Carpenter teaches and writes about property, cultural property, American Indian Law, human rights, and Indigenous people’s rights. Native American and non-Native students in the American Indian Law Program see it as a career path, according to Carpenter. Colorado’s LLM (Master of Law) program draws Indigenous students from other countries.

“We’re involved in national conversations with the National Congress of American Indians, offering them support on tribal resolutions that will then hopefully influence legislation,” says Carpenter.

“Scholars can do a lot by studying what tribes are actually doing,” says Fletcher. “In recent decades, tribal initiatives are real laboratories of democracy, offering more creative and thoughtful government advances than most states.”

The case on the Supreme Court docket is Haaland v. Brackeen, a lawsuit brought by Texas (and previously Indiana and Louisiana) and several individual plaintiffs alleging the Indian Child Welfare Act (ICWA) is unconstitutional. Passed in 1978, ICWA protects the inherent rights of tribal nations to be involved in child welfare matters involving their citizens. Several tribes have dedicated millions of dollars of resources to defend ICWA over the past few years. Mills says this case has the potential to raise some deep and concerning questions about the foundations of federal Indian law.

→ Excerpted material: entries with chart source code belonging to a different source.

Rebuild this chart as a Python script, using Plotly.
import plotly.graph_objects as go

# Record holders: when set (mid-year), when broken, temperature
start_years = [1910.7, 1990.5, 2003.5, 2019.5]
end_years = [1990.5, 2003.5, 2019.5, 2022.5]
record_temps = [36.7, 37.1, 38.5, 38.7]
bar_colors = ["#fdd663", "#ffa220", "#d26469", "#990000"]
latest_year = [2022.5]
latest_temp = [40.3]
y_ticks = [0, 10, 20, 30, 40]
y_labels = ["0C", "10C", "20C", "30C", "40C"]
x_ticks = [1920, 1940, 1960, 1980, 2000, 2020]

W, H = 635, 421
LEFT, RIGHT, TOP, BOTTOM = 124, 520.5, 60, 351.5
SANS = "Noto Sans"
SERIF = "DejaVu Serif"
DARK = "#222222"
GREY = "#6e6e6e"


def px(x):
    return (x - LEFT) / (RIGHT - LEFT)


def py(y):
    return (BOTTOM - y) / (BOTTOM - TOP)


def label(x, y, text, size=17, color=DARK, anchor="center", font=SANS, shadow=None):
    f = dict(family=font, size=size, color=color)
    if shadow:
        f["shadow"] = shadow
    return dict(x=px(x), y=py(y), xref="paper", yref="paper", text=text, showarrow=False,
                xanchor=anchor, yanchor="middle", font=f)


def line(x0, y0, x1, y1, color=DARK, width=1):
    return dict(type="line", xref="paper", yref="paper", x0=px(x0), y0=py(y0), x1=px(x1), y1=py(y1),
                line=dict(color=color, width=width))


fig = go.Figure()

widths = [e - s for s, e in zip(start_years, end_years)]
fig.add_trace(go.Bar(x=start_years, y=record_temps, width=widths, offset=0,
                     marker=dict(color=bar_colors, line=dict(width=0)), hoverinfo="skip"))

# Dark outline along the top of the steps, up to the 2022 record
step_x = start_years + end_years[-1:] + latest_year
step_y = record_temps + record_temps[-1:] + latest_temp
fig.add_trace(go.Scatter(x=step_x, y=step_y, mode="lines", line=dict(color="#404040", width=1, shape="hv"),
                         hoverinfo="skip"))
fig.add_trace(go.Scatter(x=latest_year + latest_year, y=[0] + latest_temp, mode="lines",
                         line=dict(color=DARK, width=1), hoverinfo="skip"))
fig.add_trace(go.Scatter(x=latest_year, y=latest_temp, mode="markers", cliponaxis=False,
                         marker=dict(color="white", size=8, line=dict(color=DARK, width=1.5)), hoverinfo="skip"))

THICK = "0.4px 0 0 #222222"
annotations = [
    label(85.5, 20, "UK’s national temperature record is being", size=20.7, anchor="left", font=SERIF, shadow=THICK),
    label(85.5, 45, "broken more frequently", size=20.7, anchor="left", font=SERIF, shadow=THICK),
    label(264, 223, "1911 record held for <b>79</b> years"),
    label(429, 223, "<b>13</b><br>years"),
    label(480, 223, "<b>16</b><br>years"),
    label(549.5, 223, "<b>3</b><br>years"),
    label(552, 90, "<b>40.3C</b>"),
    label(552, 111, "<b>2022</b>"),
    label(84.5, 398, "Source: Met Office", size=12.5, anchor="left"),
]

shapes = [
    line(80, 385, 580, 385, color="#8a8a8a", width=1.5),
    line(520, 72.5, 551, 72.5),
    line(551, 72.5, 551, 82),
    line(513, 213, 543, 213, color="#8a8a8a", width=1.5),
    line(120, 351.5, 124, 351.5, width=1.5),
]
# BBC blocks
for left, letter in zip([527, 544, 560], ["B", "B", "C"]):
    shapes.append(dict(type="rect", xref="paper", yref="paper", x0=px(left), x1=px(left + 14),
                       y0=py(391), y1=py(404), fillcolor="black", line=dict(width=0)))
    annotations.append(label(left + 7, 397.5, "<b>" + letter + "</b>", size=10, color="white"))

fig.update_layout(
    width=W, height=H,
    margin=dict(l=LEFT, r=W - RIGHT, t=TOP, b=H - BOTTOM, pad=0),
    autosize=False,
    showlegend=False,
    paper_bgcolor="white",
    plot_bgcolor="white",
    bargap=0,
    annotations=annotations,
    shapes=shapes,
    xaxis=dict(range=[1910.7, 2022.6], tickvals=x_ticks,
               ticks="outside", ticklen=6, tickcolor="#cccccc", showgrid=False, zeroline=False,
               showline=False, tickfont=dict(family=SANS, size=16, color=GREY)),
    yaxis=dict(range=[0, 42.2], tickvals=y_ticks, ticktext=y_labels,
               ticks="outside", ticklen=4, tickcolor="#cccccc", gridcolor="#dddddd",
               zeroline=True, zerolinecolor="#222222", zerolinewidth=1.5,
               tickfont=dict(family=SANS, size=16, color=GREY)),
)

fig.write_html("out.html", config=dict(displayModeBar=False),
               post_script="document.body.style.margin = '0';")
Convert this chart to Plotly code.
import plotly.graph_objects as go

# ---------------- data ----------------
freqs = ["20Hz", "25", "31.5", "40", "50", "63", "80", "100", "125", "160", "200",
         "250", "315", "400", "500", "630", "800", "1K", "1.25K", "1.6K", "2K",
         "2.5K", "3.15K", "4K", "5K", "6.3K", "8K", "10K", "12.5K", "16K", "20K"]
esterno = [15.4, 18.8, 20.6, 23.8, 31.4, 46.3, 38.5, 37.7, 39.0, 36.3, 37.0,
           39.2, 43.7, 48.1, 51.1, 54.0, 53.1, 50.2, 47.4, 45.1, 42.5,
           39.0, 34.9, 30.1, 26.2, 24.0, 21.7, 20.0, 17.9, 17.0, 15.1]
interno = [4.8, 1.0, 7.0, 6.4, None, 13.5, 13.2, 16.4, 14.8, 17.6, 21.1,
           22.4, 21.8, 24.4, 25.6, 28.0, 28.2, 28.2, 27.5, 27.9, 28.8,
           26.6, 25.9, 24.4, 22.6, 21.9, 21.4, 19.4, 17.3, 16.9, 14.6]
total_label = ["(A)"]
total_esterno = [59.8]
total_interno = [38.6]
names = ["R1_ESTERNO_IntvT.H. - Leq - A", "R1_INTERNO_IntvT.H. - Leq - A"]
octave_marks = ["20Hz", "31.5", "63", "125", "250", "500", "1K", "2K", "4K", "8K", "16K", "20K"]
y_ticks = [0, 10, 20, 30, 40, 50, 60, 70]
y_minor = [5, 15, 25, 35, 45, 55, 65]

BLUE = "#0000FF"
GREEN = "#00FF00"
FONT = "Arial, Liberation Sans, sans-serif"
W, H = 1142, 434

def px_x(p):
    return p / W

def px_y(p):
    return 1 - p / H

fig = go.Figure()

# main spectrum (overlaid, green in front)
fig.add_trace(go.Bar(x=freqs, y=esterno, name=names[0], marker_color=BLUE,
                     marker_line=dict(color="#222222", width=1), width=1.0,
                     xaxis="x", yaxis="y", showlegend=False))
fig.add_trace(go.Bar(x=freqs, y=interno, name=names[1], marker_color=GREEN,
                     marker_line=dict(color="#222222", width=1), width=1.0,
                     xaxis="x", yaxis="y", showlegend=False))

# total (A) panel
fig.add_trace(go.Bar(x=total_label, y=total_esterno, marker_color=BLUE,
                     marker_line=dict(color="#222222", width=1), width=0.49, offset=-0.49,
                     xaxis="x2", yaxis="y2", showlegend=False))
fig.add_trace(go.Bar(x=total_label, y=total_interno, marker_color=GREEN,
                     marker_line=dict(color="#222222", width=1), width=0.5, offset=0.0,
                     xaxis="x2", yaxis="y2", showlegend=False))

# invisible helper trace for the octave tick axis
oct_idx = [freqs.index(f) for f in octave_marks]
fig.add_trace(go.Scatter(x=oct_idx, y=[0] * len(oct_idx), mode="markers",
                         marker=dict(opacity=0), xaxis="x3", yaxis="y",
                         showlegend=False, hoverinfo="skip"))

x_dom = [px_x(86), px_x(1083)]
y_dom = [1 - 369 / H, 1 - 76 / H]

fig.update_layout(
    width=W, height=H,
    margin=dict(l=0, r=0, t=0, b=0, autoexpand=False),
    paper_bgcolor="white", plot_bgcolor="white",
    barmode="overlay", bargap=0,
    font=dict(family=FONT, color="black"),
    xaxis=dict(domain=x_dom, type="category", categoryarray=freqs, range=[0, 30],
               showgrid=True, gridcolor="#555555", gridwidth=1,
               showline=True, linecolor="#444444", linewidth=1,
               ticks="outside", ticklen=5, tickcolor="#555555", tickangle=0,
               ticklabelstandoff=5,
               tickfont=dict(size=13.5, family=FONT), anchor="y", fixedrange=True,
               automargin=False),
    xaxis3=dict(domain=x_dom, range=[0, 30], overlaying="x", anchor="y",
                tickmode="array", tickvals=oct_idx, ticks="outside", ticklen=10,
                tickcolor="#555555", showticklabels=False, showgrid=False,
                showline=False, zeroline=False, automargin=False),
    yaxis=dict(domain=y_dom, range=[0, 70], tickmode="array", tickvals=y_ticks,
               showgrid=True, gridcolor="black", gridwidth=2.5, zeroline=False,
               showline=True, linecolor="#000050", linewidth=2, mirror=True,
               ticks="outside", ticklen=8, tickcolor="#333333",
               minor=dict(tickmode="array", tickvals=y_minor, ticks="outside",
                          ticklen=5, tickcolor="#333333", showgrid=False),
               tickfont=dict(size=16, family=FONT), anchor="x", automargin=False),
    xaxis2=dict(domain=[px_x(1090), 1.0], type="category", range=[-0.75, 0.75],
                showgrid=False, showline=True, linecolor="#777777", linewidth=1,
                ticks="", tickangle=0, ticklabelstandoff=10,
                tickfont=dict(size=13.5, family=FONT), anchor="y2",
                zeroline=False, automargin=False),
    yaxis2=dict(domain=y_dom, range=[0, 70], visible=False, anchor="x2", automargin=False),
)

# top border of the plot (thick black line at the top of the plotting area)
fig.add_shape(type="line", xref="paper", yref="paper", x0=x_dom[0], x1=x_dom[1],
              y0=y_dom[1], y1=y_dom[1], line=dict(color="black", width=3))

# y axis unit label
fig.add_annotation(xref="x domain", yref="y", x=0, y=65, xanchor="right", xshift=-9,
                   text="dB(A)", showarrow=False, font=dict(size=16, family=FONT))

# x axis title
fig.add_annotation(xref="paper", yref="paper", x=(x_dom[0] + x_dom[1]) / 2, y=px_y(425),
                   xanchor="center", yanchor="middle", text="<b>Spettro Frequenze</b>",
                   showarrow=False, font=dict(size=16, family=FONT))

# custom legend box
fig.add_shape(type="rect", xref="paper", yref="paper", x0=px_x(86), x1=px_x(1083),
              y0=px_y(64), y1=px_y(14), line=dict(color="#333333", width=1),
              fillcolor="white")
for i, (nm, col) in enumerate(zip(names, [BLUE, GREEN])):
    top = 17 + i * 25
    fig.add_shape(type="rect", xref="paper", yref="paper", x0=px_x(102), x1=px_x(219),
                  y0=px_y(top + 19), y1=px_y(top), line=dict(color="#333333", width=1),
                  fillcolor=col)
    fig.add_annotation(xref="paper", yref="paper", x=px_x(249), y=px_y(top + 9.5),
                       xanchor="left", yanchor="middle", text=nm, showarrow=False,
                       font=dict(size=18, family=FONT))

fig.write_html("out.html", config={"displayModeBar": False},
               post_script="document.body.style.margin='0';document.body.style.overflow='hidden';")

“The community of tribal and Indian law scholars across the country has long been engaged, whether that’s amicus briefing before the Supreme Court or just coordination and lending expertise to legal issues that come up, which (for better or worse) they often do,” says Mills. “More broadly, educating folks about these issues — not just in a superficial way — but really focusing on aspects of tribal sovereignty and the historical tribal state or federal relationships. Where we in academia can really help is promoting a practical understanding of these issues.”